Dig Deep

As a kid, I had a hideous nightmare. Evil incarnate was walking down the hall to my bedroom and I was frozen in fear, unable to move. The creeping dread was so bad, it still counts as one of the worst nightmares of my life. When the evil appeared, it was one of the weirdest red devil creatures I’d ever imagined. It was also wearing sagging baggy pantyhose – horrific, at the time.

Still troubled by it the next day, I described the creepy thing in saggy pantyhose and asked my sister, “What do you think it means?”

With a smirk, she replied, “Satan has skinny legs?”

I nearly laughed myself sick and the haunting dread that had lingered was destroyed for good.

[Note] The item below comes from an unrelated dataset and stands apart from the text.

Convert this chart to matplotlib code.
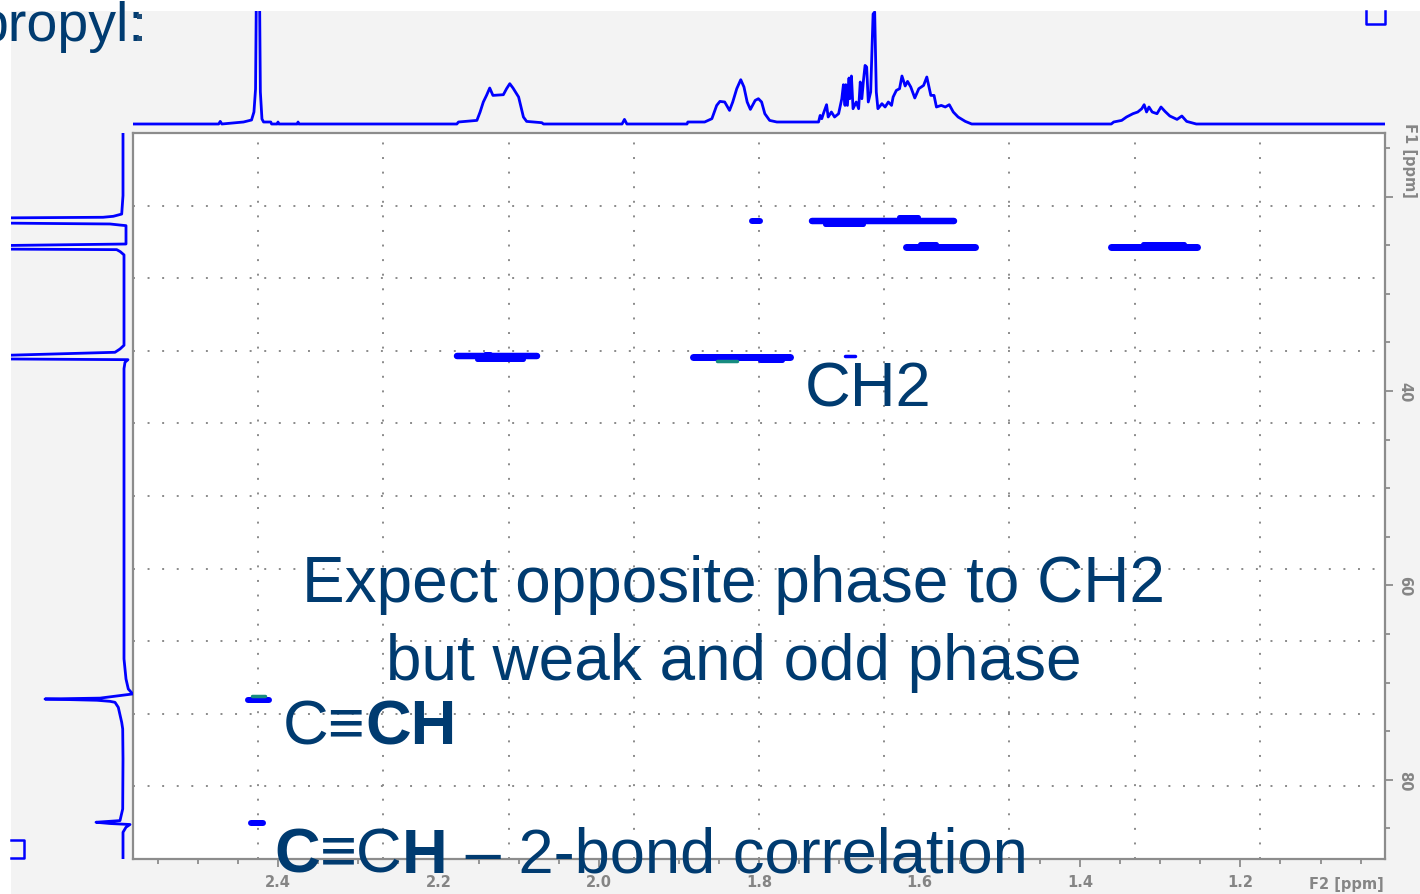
import matplotlib
matplotlib.use("Agg")
import matplotlib.pyplot as plt
import matplotlib.transforms as mtransforms
from matplotlib.lines import Line2D
from matplotlib.patches import Rectangle
from matplotlib.ticker import FixedLocator, MultipleLocator

# 1H projection (F2, top): chemical shift [ppm] and relative intensity
h_ppm = [2.580, 2.474, 2.472, 2.470, 2.443, 2.433, 2.430, 2.428, 2.427, 2.423,
         2.422, 2.420, 2.418, 2.409, 2.408, 2.401, 2.400, 2.399, 2.376, 2.375,
         2.374, 2.177, 2.175, 2.152, 2.148, 2.144, 2.140, 2.136, 2.132, 2.119,
         2.115, 2.111, 2.107, 2.100, 2.094, 2.090, 2.071, 2.069, 1.971, 1.968,
         1.965, 1.890, 1.889, 1.868, 1.859, 1.853, 1.849, 1.843, 1.837, 1.833,
         1.828, 1.823, 1.819, 1.815, 1.811, 1.805, 1.801, 1.797, 1.793, 1.787,
         1.778, 1.726, 1.724, 1.722, 1.720, 1.716, 1.714, 1.710, 1.706, 1.701,
         1.697, 1.695, 1.693, 1.692, 1.690, 1.688, 1.687, 1.685, 1.683, 1.679,
         1.676, 1.674, 1.672, 1.670, 1.668, 1.666, 1.664, 1.661, 1.658, 1.656,
         1.654, 1.652, 1.647, 1.643, 1.639, 1.635, 1.633, 1.629, 1.625, 1.622,
         1.618, 1.615, 1.611, 1.606, 1.601, 1.595, 1.591, 1.586, 1.582, 1.579,
         1.573, 1.568, 1.563, 1.558, 1.552, 1.543, 1.535, 1.361, 1.358, 1.348,
         1.342, 1.334, 1.328, 1.323, 1.320, 1.317, 1.314, 1.310, 1.304, 1.299,
         1.294, 1.288, 1.279, 1.273, 1.267, 1.255, 1.020]
h_int = [0, 0, 2.6, 0, 2, 4, 12, 35, 130, 130,
         32, 5, 2, 2, 0, 0, 2, 0, 0, 2,
         0, 0, 2, 3.6, 12, 22, 28.6, 36, 28.6, 29.3,
         35.3, 40.3, 36, 27, 7, 2.6, 1.3, 0, 0, 4.6,
         0, 0, 2, 2, 5.3, 18.6, 22.6, 22, 13.6, 22,
         35.3, 44.3, 37, 22, 14.6, 23.6, 25.3, 22, 10.3, 3.6,
         2, 2, 8.6, 5.3, 10.3, 19.3, 7, 12, 7, 10.3,
         25.3, 39.3, 18.6, 39.3, 18.6, 46, 25.3, 48, 15.3, 22,
         15.3, 42, 25.3, 43.6, 58.6, 57, 22, 32, 110, 112,
         32, 15.3, 20.3, 17, 22, 18.6, 27, 33.6, 35.3, 48,
         38, 42.6, 37, 26, 35.3, 38.6, 47, 28.6, 28.6, 17,
         18.6, 17, 19.3, 12, 7, 2.6, 0, 0, 2, 3.6,
         7, 10.3, 12, 15.3, 19.3, 12, 17, 12, 10.3, 17,
         12.6, 8, 4.6, 8, 2.6, 0, 0]

# 13C projection (F1, left): chemical shift [ppm] and relative intensity
c_ppm = [13.5, 19.9, 21.8, 22.03, 22.13, 22.20, 22.72, 22.82, 22.93, 22.99,
         24.88, 25.05, 25.40, 25.46, 25.67, 26.0, 35.3, 35.68, 36.02, 36.30,
         36.37, 36.70, 36.78, 37.05, 37.7, 67.57, 69.63, 70.66, 71.17, 71.60,
         71.69, 71.82, 71.93, 72.03, 72.55, 74.09, 74.77, 77.86, 83.0, 84.2,
         84.37, 84.50, 84.60, 84.88, 85.4, 88.2]
c_int = [0, 0, 1.3, 9.7, 20, 130, 130, 13, 3, -3,
         -3, 130, 130, 6.3, 2.7, -1, -1, 3, 8, 106,
         130, 130, -5, -2, -1, -1, -3, -5.3, -9.7, 23,
         78, 26, 13, 8, 4.7, 1.3, 0.3, 0, 0.3, 3,
         27, 13, -7, -3, 0, 0]

# 2D cross peaks: F2 start, F2 end, F1 [ppm], drawn thickness [px]
pk_f2_a = [1.809, 1.734, 1.626, 1.718, 1.617, 1.600, 1.361, 1.322,
           2.177, 2.152, 2.142, 1.882, 1.799, 1.693, 2.437, 2.434]
pk_f2_b = [1.799, 1.557, 1.602, 1.671, 1.531, 1.579, 1.254, 1.270,
           2.077, 2.095, 2.136, 1.762, 1.772, 1.681, 2.411, 2.419]
pk_f1 = [22.5, 22.5, 22.15, 22.85, 25.2, 24.85, 25.2, 24.85,
         36.45, 36.75, 36.15, 36.5, 36.85, 36.45, 71.8, 84.4]
pk_px = [6, 6.5, 5, 5, 7, 5, 7, 5, 6.5, 5, 5, 7, 5, 3.5, 6, 6]

# weaker, opposite-level contours
neg_f2_a = [1.853, 2.433]
neg_f2_b = [1.828, 2.416]
neg_f1 = [36.9, 71.35]

f2_ticks = [2.4, 2.2, 2.0, 1.8, 1.6, 1.4, 1.2]
f2_labels = ["2.4", "2.2", "2.0", "1.8", "1.6", "1.4", "1.2"]
f1_ticks = [20, 40, 60, 80]
f1_labels = ["", "40", "60", "80"]

F2_LIM = (2.5808, 1.0197)
F1_LIM = (88.15, 13.46)

W, H = 1420, 895
SPEC = "#0000ff"
TEAL = "#178c80"
AXC = "#8c8c8c"
LBL = "#858585"
TXT = "#003b70"
FAM = ["Liberation Sans", "DejaVu Sans"]
NARROW = ["Liberation Sans Narrow", "DejaVu Sans"]

fig = plt.figure(figsize=(W / 100, H / 100), dpi=100, facecolor="white")
# pixel coordinates, origin top-left
px = mtransforms.Affine2D().scale(1 / W, -1 / H).translate(0, 1) + fig.transFigure


def box(x0, y0, x1, y1):
    return [x0 / W, 1 - y1 / H, (x1 - x0) / W, (y1 - y0) / H]


fig.add_artist(Rectangle((11, 12), W - 11, H - 12, transform=px,
                         facecolor="#f3f3f3", edgecolor="none", zorder=-5))

ax = fig.add_axes(box(133, 134, 1385, 860), facecolor="white")
ax_top = fig.add_axes(box(133, 12, 1385, 134))
ax_left = fig.add_axes(box(11, 134, 133, 860))

# dotted grid
for f in [0.1, 0.2, 0.3, 0.4, 0.5, 0.6, 0.7, 0.8, 0.9]:
    ax.plot([f, f], [0, 1], transform=ax.transAxes, color="#8a8a8a",
            lw=1.4, ls=(0, (1, 6.5)), zorder=1)
    ax.plot([0, 1], [f, f], transform=ax.transAxes, color="#8a8a8a",
            lw=1.4, ls=(0, (1, 6.5)), zorder=1)

for a, b, f1, w in zip(pk_f2_a, pk_f2_b, pk_f1, pk_px):
    ax.plot([a, b], [f1, f1], color=SPEC, lw=w / 1.389,
            solid_capstyle="round", zorder=3)
for a, b, f1 in zip(neg_f2_a, neg_f2_b, neg_f1):
    ax.plot([a, b], [f1, f1], color=TEAL, lw=3.5 / 1.389,
            solid_capstyle="round", zorder=4)

ax.set_xlim(*F2_LIM)
ax.set_ylim(*F1_LIM)
ax.xaxis.set_major_locator(FixedLocator(f2_ticks))
ax.xaxis.set_minor_locator(MultipleLocator(0.05))
ax.set_xticklabels(f2_labels)
ax.yaxis.tick_right()
ax.yaxis.set_major_locator(FixedLocator(f1_ticks))
ax.yaxis.set_minor_locator(MultipleLocator(5))
ax.set_yticklabels(f1_labels)
ax.tick_params(which="major", direction="out", length=6, width=1.3,
               color=AXC, labelcolor=LBL, labelsize=10.5)
ax.tick_params(which="minor", direction="out", length=3.5, width=1.3, color=AXC)
ax.tick_params(axis="x", which="major", pad=5)
ax.tick_params(axis="y", which="major", pad=3)
for lab in ax.get_xticklabels() + ax.get_yticklabels():
    lab.set_family(NARROW)
    lab.set_fontweight("bold")
for lab in ax.get_yticklabels():
    lab.set_rotation(-90)
    lab.set_va("center")
for sp in ax.spines.values():
    sp.set_color(AXC)
    sp.set_linewidth(1.6)

# projections
ax_top.plot(h_ppm, h_int, color=SPEC, lw=2.0)
ax_top.set_xlim(*F2_LIM)
ax_top.set_ylim(-9, 113)
ax_top.axis("off")

ax_left.plot(c_int, c_ppm, color=SPEC, lw=2.0)
ax_left.set_xlim(112, -10)
ax_left.set_ylim(*F1_LIM)
ax_left.axis("off")

# projection markers
fig.add_artist(Line2D([1366, 1366, 1385, 1385], [12, 24.5, 24.5, 12],
                      transform=px, color=SPEC, lw=1.8, zorder=6))
fig.add_artist(Line2D([11, 23.5, 23.5, 11], [841, 841, 859.5, 859.5],
                      transform=px, color=SPEC, lw=1.8, zorder=6))

# axis unit labels
fig.text(1346, 885, "F2 [ppm]", transform=px, ha="center", va="center",
         fontsize=10.5, fontweight="bold", color=LBL, family=NARROW)
fig.text(1410, 160, "F1 [ppm]", transform=px, ha="center", va="center",
         rotation=-90, fontsize=10.5, fontweight="bold", color=LBL, family=NARROW)

# slide annotations
for y in [14.5, 37]:
    fig.add_artist(Rectangle((137, y), 5, 5, transform=px, facecolor="#1f4e79",
                             edgecolor="none", zorder=6))
fig.text(-23, 41, "propyl:", transform=px, fontsize=40, color=TXT,
         family=FAM, va="baseline")
fig.text(805, 407, "CH2", transform=px, fontsize=45.5, color=TXT,
         family=FAM, va="baseline")
fig.text(733, 602, "Expect opposite phase to CH2", transform=px, fontsize=46,
         color=TXT, family=FAM, va="baseline", ha="center")
fig.text(734, 680, "but weak and odd phase", transform=px, fontsize=46,
         color=TXT, family=FAM, va="baseline", ha="center")

renderer = fig.canvas.get_renderer()


def rich_text(x, y, parts, size=45.5):
    for s, weight in parts:
        t = fig.text(x, y, s, transform=px, fontsize=size, fontweight=weight,
                     color=TXT, family=FAM, va="baseline")
        x += t.get_window_extent(renderer).width


rich_text(283, 745, [("C\u2261", "normal"), ("CH", "bold")])
rich_text(274, 873, [("C", "bold"), ("\u2261C", "normal"), ("H", "bold"),
                     (" \u2013 2-bond correlation", "normal")], size=45.5)

fig.savefig("out.png", dpi=100, facecolor=fig.get_facecolor())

Sometimes I strive to remember it, though. How it felt to be trapped, in terror, not even knowing what the threat was as the dread and horror climbed higher. Capturing that as a writer and trying to induce it in readers is a challenge and a thrill.

Write what you know can include dreams, too. Use everything – dig deep.

The Publishing Option Dilemma

I wanted to be traditionally published and worked for it and courted it for years. They said they didn’t want to work with me because I didn’t have an agent. Once I got an agent, nothing changed, beyond it being two of us getting ignored. The real game seemed to be who do you know. So I self-published. I try to learn the craft as much as I can and write well. I’m still working and still learning.

In the meantime, a traditional publisher (Vintage Books, a division of Random House) put out Fifty Shades of Grey, a writer’s and certainly an editor’s nightmare, and that made me lose faith in the idea that they were the gatekeepers of quality fiction.

These days, small press and self-publish outfits are releasing a lot more quality and less bad drivel than they were over a decade ago.

The lure of traditional publishing is still there for me, but they’ve tarnished their reputation some with their own badly written drivel these days, in my view. I hope to go with a small press next time. If not, self-publish is still there, and I demand high quality writing of myself, so I know it will be the best book I can release. 
Yet, learning the craft of writing well should never stop. I love finding new things to learn to improve.